# Watter dispenser in dubai



## karlzero (Nov 5, 2010)

hello, i bought a used water dispenser that came with oasis water bottles.
but i just find out that their water is not mineral water, but purified water,
so i need your input, what water do you get? is the mineral better?
i am seriously considering switching to another provider, if i find one: if i pay for water, might as well be for mineral one.

thank you


----------



## remaaz (Apr 5, 2011)

Honestly, I doubt you find a real mineral water in here.

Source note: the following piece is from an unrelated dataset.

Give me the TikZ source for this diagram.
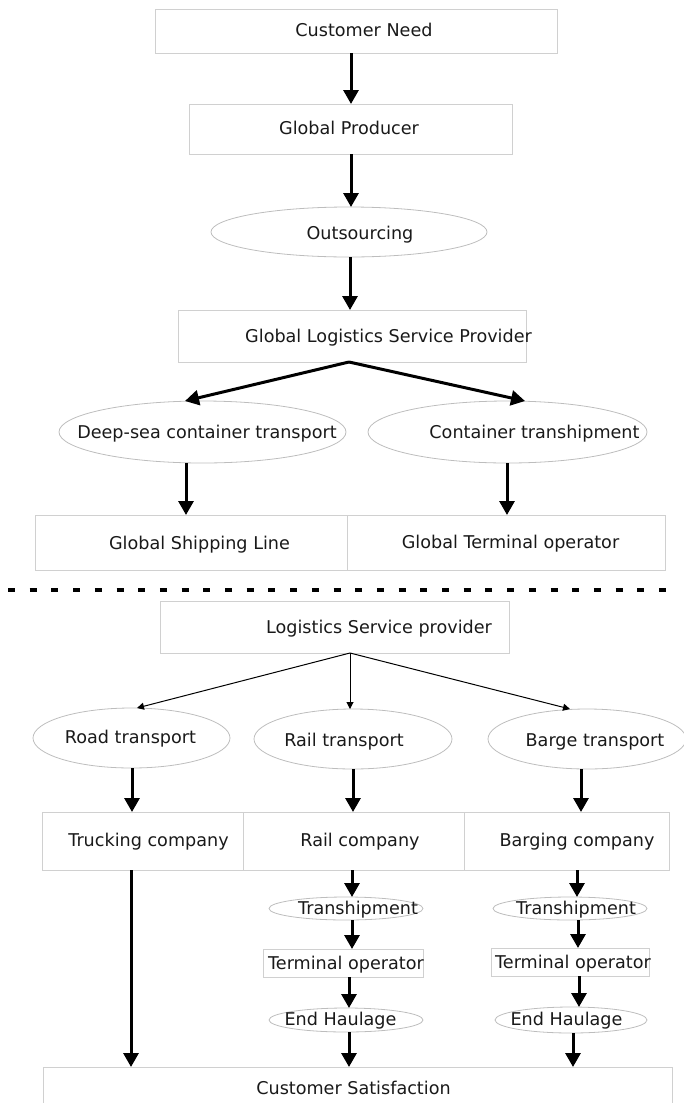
\documentclass[tikz,border=0pt]{standalone}
\usepackage{fontspec}
\setmainfont{DejaVu Sans}
\usetikzlibrary{arrows.meta,shapes.geometric}
\definecolor{boxgray}{HTML}{D0D0D0}
\definecolor{ellgray}{HTML}{BDBDBD}
\tikzset{
  box/.style={draw=boxgray,line width=1pt,rectangle,inner sep=0pt,outer sep=0pt},
  oval/.style={draw=ellgray,line width=0.8pt,ellipse,inner sep=0pt,outer sep=0pt},
  txt/.style={inner sep=0pt,outer sep=0pt,text height=12.8pt,text depth=0pt,
    font=\fontsize{17.6}{20}\selectfont,text=black!90},
  arr/.style={line width=3pt,-{Triangle[length=14pt,width=15pt]}},
  thinarr/.style={line width=1pt,-{Triangle[length=7pt,width=7pt]}},
  sepline/.style={line width=3.5pt,dash pattern=on 7pt off 14.7pt}
}
\begin{document}
\begin{tikzpicture}[x=1pt,y=-1pt]
\useasboundingbox (0,0) rectangle (684,1103);
% upper part
\node[box,minimum width=402,minimum height=44] (cn) at (356,31) {};
\node[txt] (cnt) at (364,30) {Customer Need};
\node[box,minimum width=323,minimum height=50] (gp) at (350.5,129) {};
\node[txt] (gpt) at (349,128) {Global Producer};
\node[oval,minimum width=276,minimum height=50] (out) at (349,232) {};
\node[txt] (outt) at (360,233) {Outsourcing};
\node[box,minimum width=348,minimum height=52] (glsp) at (352,336) {};
\node[txt] (glspt) at (388.5,336) {Global Logistics Service Provider};
\node[oval,minimum width=287,minimum height=62] (deep) at (202.5,432) {};
\node[txt] (deept) at (207,432) {Deep-sea container transport};
\node[oval,minimum width=279,minimum height=62] (ct) at (507.5,432) {};
\node[txt] (ctt) at (534.5,432) {Container transhipment};
\node[box,minimum width=312,minimum height=55] (gsl) at (191,542.5) {};
\node[txt] (gslt) at (199.5,543) {Global Shipping Line};
\node[box,minimum width=318,minimum height=55] (gto) at (506,542.5) {};
\node[txt] (gtot) at (510.5,542) {Global Terminal operator};
% separator
\coordinate (sepL) at (8,590);
\coordinate (sepR) at (678,590);
\draw[sepline] (sepL) -- (sepR);
% lower part
\node[box,minimum width=349,minimum height=52] (lsp) at (334.5,627) {};
\node[txt] (lspt) at (379,627) {Logistics Service provider};
\node[oval,minimum width=197,minimum height=60] (road) at (131.5,738) {};
\node[txt] (roadt) at (130.5,737) {Road transport};
\node[oval,minimum width=198,minimum height=60] (rail) at (353,739) {};
\node[txt] (railt) at (344,740) {Rail transport};
\node[oval,minimum width=198,minimum height=60] (barge) at (587,739) {};
\node[txt] (barget) at (595,740) {Barge transport};
\node[box,minimum width=201,minimum height=58] (truck) at (142.5,841) {};
\node[txt] (truckt) at (148.5,840) {Trucking company};
\node[box,minimum width=221,minimum height=58] (railco) at (353.5,841) {};
\node[txt] (railcot) at (360,840) {Rail company};
\node[box,minimum width=205,minimum height=58] (bargeco) at (566.5,841) {};
\node[txt] (bargecot) at (577,840) {Barging company};
\node[oval,minimum width=154,minimum height=23] (ta) at (346,908.5) {};
\node[txt] (tat) at (358,908) {Transhipment};
\node[box,minimum width=160,minimum height=28] (toa) at (343,963) {};
\node[txt] (toat) at (346,963) {Terminal operator};
\node[oval,minimum width=154,minimum height=24] (eha) at (346,1020) {};
\node[txt] (ehat) at (340.5,1019) {End Haulage};
\node[oval,minimum width=154,minimum height=23] (tb) at (570,908.5) {};
\node[txt] (tbt) at (576,908) {Transhipment};
\node[box,minimum width=158,minimum height=28] (tob) at (570,962) {};
\node[txt] (tobt) at (573,962) {Terminal operator};
\node[oval,minimum width=152,minimum height=26] (ehb) at (571,1020) {};
\node[txt] (ehbt) at (566.5,1019) {End Haulage};
\node[box,minimum width=629,minimum height=48] (cs) at (357.5,1091) {};
\node[txt] (cst) at (353.5,1088) {Customer Satisfaction};
% connectors upper
\draw[arr] (cn.south -| 351,0) -- (gp.north -| 351,0);
\draw[arr] (gp.south -| 351,0) -- (out.north -| 351,0);
\draw[arr] (out.south -| 350,0) -- (glsp.north -| 350,0);
\draw[arr] (glsp.south -| 349,0) -- (deep.north -| 185,0);
\draw[arr] (glsp.south -| 349,0) -- (ct.north -| 525,0);
\draw[arr] (deep.south -| 186,0) -- (gsl.north -| 186,0);
\draw[arr] (ct.south -| 507,0) -- (gto.north -| 507,0);
% connectors lower
\draw[thinarr] (lsp.south -| 350,0) -- (road.north -| 137,0);
\draw[thinarr] (lsp.south -| 350,0) -- (rail.north -| 350,0);
\draw[thinarr] (lsp.south -| 350,0) -- (barge.north -| 570,0);
\draw[arr] (road.south -| 132,0) -- (truck.north -| 132,0);
\draw[arr] (rail.south -| 353,0) -- (railco.north -| 353,0);
\draw[arr] (barge.south -| 581,0) -- (bargeco.north -| 581,0);
\draw[arr] (truck.south -| 131,0) -- (cs.north -| 131,0);
\draw[arr] (railco.south -| 352,0) -- (ta.north -| 352,0);
\draw[arr] (ta.south -| 352,0) -- (toa.north -| 352,0);
\draw[arr] (toa.south -| 349,0) -- (eha.north -| 349,0);
\draw[arr] (eha.south -| 349,0) -- (cs.north -| 349,0);
\draw[arr] (bargeco.south -| 577,0) -- (tb.north -| 577,0);
\draw[arr] (tb.south -| 578,0) -- (tob.north -| 578,0);
\draw[arr] (tob.south -| 579,0) -- (ehb.north -| 579,0);
\draw[arr] (ehb.south -| 573,0) -- (cs.north -| 573,0);
\end{tikzpicture}
\end{document}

I will suggest some local brand where they are saying that the use mineral water.
Masafi (underground water), Alain (underground water), Dibba (not mentioned), Emirates (Alweria'a spring), Gulfa (underground water). Arwa (not sure)

As a bottled water I will go for emirates because I'm sure that Alweria'a spring still alive & active, but It dosen't make any difference for me (it's processed)
Anyway, you can find masafi & alain in 20L can in co-ops usually.
I will go for Alain (my view).


----------



## karlzero (Nov 5, 2010)

remaaz said:


> Honestly, I doubt you find a real mineral water in here.
> 
> I will suggest some local brand where they are saying that the use mineral water.
> Masafi (underground water), Alain (underground water), Dibba (not mentioned), Emirates (Alweria'a spring), Gulfa (underground water). Arwa (not sure)
> ...


Thank you, i will see if they deliver. this is why i love this forum, there is always someone that can help you


----------